Bien que l'appel recommande de la « hâte » et qu'en vérité il n'y ait pas de temps à perdre, la phraséologie humanitaire l'entraîne au-delà des frontières de l'Allemagne, au-delà de toute frontière géographique, dans le brouillard cosmopolite des « nobles cœurs » en général !

« Hâtez-vous ! Allons ! Hommes de la liberté, debout ! Dans toutes les provinces allemandes où d'ordinaire l'idée de liberté et d'humanité anime les nobles cœurs ! »

Nous ne doutons pas qu'il y ait, même en Laponie, des « cœurs » semblables.

En Allemagne et partout ailleurs ! En se perdant dans cette phrase fumeuse et imprécise l'« Appel » prend sa véritable signification.

Il est impardonnable que le « Congrès démocratique » ait contresigné un tel document. « Le monde contemporain » ne « l'admirera » pas, pas plus que « la postérité » ne « le récompensera d'une gloire immortelle ».

Espérons que malgré l'« Appel du Congrès démocratique », le peuple s'éveillera de sa léthargie et qu'il apportera aux Viennois la seule aide qu'il puisse leur apporter en ce moment - la défaite de la contre-révolution dans sa propre maison.

Notes

Texte surligné : en français dans le texte

[1] Le deuxième Congrès démocratique se déroula du 26 au 30 octobre 1848 à Berlin.

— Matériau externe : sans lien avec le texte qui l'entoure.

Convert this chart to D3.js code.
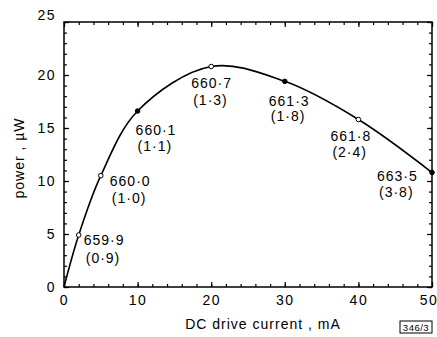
<!DOCTYPE html>
<html>
<head>
<meta charset="utf-8">
<script src="https://cdn.jsdelivr.net/npm/d3@7"></script>
<style>
  html, body { margin: 0; padding: 0; background: #fff; }
  svg { display: block; }
  text { font-family: "Liberation Sans", Arial, sans-serif; fill: #000; }
</style>
</head>
<body>
<svg id="chart" width="437" height="337"></svg>
<script>
// Measured output power of the laser diode against DC drive current,
// annotated with peak wavelength (nm) and linewidth (in brackets).
const current = [0, 2, 5, 10, 20, 30, 40, 50];
const power = [0, 4.9, 10.5, 16.6, 20.8, 19.4, 15.8, 10.8];
const wavelength = ["", "659·9", "660·0", "660·1", "660·7", "661·3", "661·8", "663·5"];
const linewidth = ["", "(0·9)", "(1·0)", "(1·1)", "(1·3)", "(1·8)", "(2·4)", "(3·8)"];
const filledMarker = [false, false, false, true, false, true, false, true];
const xTicks = [0, 10, 20, 30, 40, 50];
const yTicks = [0, 5, 10, 15, 20, 25];

// Annotation placement relative to each point: [dx, dy line 1, dy line 2]
const labelOffset = [
  null,
  [5, 5, 23],
  [9, 5, 22],
  [-2, 19, 35],
  [-20, 17, 34],
  [-16, 20, 35],
  [-28, 17, 33],
  [-55, 4, 20]
];

const svg = d3.select("#chart");
const m = { left: 64, right: 5, top: 22, bottom: 50 };
const W = 437, H = 337;
const x = d3.scaleLinear().domain([0, 50]).range([m.left, W - m.right]);
const y = d3.scaleLinear().domain([0, 25]).range([H - m.bottom, m.top]);

// Frame
svg.append("rect")
  .attr("x", x(0)).attr("y", y(25))
  .attr("width", x(50) - x(0)).attr("height", y(0) - y(25))
  .attr("fill", "none").attr("stroke", "#000").attr("stroke-width", 1.5);

function styleAxis(g) {
  g.select(".domain").remove();
  g.selectAll(".tick line").attr("stroke", "#000").attr("stroke-width", 1.2);
  g.selectAll("text").attr("font-size", 14).attr("letter-spacing", 1.5);
}

const minorX = d3.range(0, 51, 2);
const minorY = d3.range(0, 26, 1);

// Bottom axis with labels, ticks pointing into the plot
const bottom = svg.append("g").attr("transform", `translate(0,${y(0)})`)
  .call(d3.axisBottom(x).tickValues(xTicks).tickSize(-5).tickPadding(8).tickFormat(d3.format("d")))
  .call(styleAxis);
bottom.selectAll(".tick text").filter(d => d === 50).attr("dx", "-0.25em");
svg.append("g").attr("transform", `translate(0,${y(0)})`)
  .call(d3.axisBottom(x).tickValues(minorX).tickSize(-3).tickFormat(""))
  .call(styleAxis);

// Top axis ticks
svg.append("g").attr("transform", `translate(0,${y(25)})`)
  .call(d3.axisTop(x).tickValues(xTicks).tickSize(-5).tickFormat(""))
  .call(styleAxis);
svg.append("g").attr("transform", `translate(0,${y(25)})`)
  .call(d3.axisTop(x).tickValues(minorX).tickSize(-3).tickFormat(""))
  .call(styleAxis);

// Left axis with labels
const left = svg.append("g").attr("transform", `translate(${x(0)},0)`)
  .call(d3.axisLeft(y).tickValues(yTicks).tickSize(-5).tickPadding(8).tickFormat(d3.format("d")))
  .call(styleAxis);
left.selectAll(".tick text").filter(d => d === 25).attr("dy", "-0.15em");
svg.append("g").attr("transform", `translate(${x(0)},0)`)
  .call(d3.axisLeft(y).tickValues(minorY).tickSize(-3).tickFormat(""))
  .call(styleAxis);

// Right axis ticks
svg.append("g").attr("transform", `translate(${x(50)},0)`)
  .call(d3.axisRight(y).tickValues(yTicks).tickSize(-5).tickFormat(""))
  .call(styleAxis);
svg.append("g").attr("transform", `translate(${x(50)},0)`)
  .call(d3.axisRight(y).tickValues(minorY).tickSize(-3).tickFormat(""))
  .call(styleAxis);

// Axis titles
svg.append("text")
  .attr("x", 263).attr("y", 329)
  .attr("text-anchor", "middle").attr("font-size", 14).attr("letter-spacing", 1)
  .text("DC drive current , mA");

svg.append("text")
  .attr("transform", "translate(24,158) rotate(-90)")
  .attr("text-anchor", "middle").attr("font-size", 14).attr("letter-spacing", 1)
  .text("power , µW");

// Figure number box
const fig = svg.append("g").attr("transform", "translate(400,321)");
fig.append("rect").attr("width", 32).attr("height", 12)
  .attr("fill", "none").attr("stroke", "#000").attr("stroke-width", 1);
fig.append("text").attr("x", 16).attr("y", 9.5).attr("text-anchor", "middle")
  .attr("font-size", 9.5).attr("letter-spacing", 0.5).text("346/3");

// Curve through the measured points
const pts = current.map((c, i) => ({ c, p: power[i], i }));
const line = d3.line().x(d => x(d.c)).y(d => y(d.p)).curve(d3.curveCatmullRom.alpha(0.5));
svg.append("path").datum(pts)
  .attr("d", line).attr("fill", "none").attr("stroke", "#000").attr("stroke-width", 1.6);

// Markers
svg.selectAll("circle.pt").data(pts.filter(d => d.i > 0)).join("circle")
  .attr("class", "pt")
  .attr("cx", d => x(d.c)).attr("cy", d => y(d.p)).attr("r", 2.3)
  .attr("fill", d => filledMarker[d.i] ? "#000" : "#fff")
  .attr("stroke", "#000").attr("stroke-width", 1);

// Annotations
const ann = svg.selectAll("g.ann").data(pts.filter(d => d.i > 0)).join("g").attr("class", "ann");
ann.append("text")
  .attr("x", d => x(d.c) + labelOffset[d.i][0])
  .attr("y", d => y(d.p) + labelOffset[d.i][1])
  .attr("dy", "0.35em").attr("font-size", 14).attr("letter-spacing", 1)
  .text(d => wavelength[d.i]);
ann.append("text")
  .attr("x", d => x(d.c) + labelOffset[d.i][0] + 2)
  .attr("y", d => y(d.p) + labelOffset[d.i][2])
  .attr("dy", "0.35em").attr("font-size", 14).attr("letter-spacing", 1)
  .text(d => linewidth[d.i]);
</script>
</body>
</html>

On y discuta les principes de la constitution, on y adopta la déclaration des Droits de l'homme et on y élit un nouveau comité central (avec D'Ester, Reichenbach, Hexamer). Lorsqu'on en vint aux questions sociales, des divergences apparurent entre les ouvriers d'une part et les démocrates bourgeois d'autre part. Comme ces derniers avaient la majorité au Congrès, on se contenta de mettre sur pied des résolutions contradictoires et stériles au lieu de prendre des mesures énergiques pour mobiliser les masses contre la contre-révolution.